Hampton church hosts ‘Night of Hope’ in wake of Noah Tomlin’s disappearance, death

Posted at 3:57 PM, Jul 09, 2019
and last updated 2019-07-10 22:22:58-04

HAMPTON, Va. - It has been nearly a week since the body of 2-year-old Noah Tomlin was found. As police continue their investigation into his disappearance and death, a Hampton church is hoping to help heal the community with a special event.

The "Night of Hope" was held at Calvary Assembly of God church at 7 p.m. Tuesday. The church is located on N. Mallory Street, down the road from Noah's home and where police say he was last seen. Since the church is so close to Noah's home, police searched the church's property when Noah was first reported missing.

"They had two volunteers and they had climbed into our dumpster digging around through every bag trying to find this little boy," explained Youth Pastor Mike Dudley. "It was hot; it was one of those hot, steamy days and we have a day care here, so the trash bags have day care things . That didn’t slow those volunteers down at all. They went through every bag."

As Dudley and Lead Pastor Dave Highlander looked on, they watched their community hurt.

"We really saw the community in a state of hopelessness," said Highlander, "not really knowing what to do or how to respond. They were frustrated. They were angry, and they didn’t know what to do."

The pastors say these emotions are still being felt by the Buckroe Beach community, so they decided to hold an event for neighbors to come together and heal.

The "Night of Hope" event was open to everyone affected by Noah's disappearance and death. While it was be held at the church, they said it was not a "religion-heavy" event.

"We are trying to provide a place that people can come together and they can find other people that are hurting that are just as frustrated or angry as they are and find relief."

People in attendance prayed for hope, healing and unity. They also said even though they didn't know Noah, the news of his death has a major impact on them.

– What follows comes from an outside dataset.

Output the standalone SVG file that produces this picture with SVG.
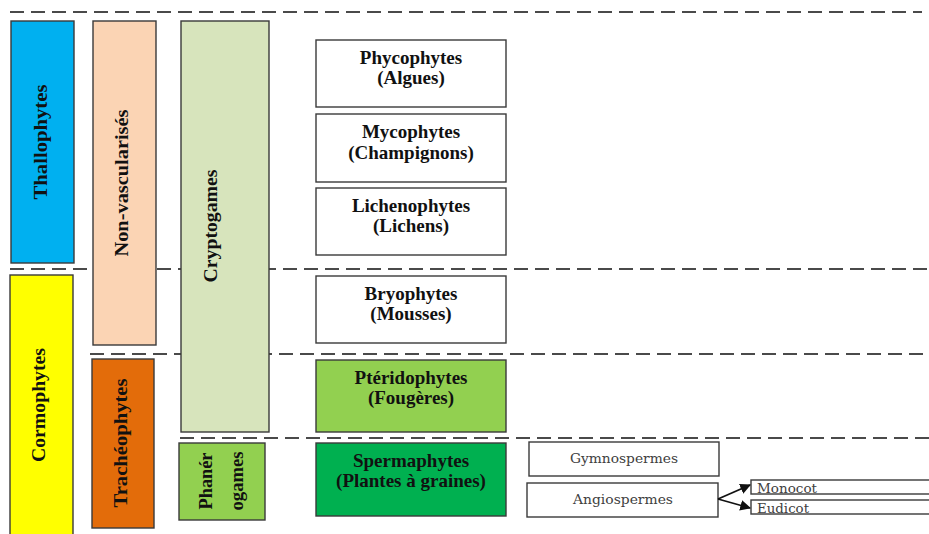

"Sometimes you feel like you're the only person with certain emotions and it's nice to know that other people are grieving, that they don't have answers," Connie Johnson said.

Pastors also said prayers for the two kids and two adults shot at Buckroe Beach in June.

Wednesday night, loved ones and neighbors again gathered to remember Noah, covering the tree at his memorial with more flowers, notes and gifts.

"We're a broken community, as they said last night. It's stuff like this that will help to get this community back on its feet, because that's one of my goals," said community member Douglas Brown.

Noah's mother, Julia Tomlin, has been moved to the Hampton Roads Regional Jail. She has been charged in his disappearance.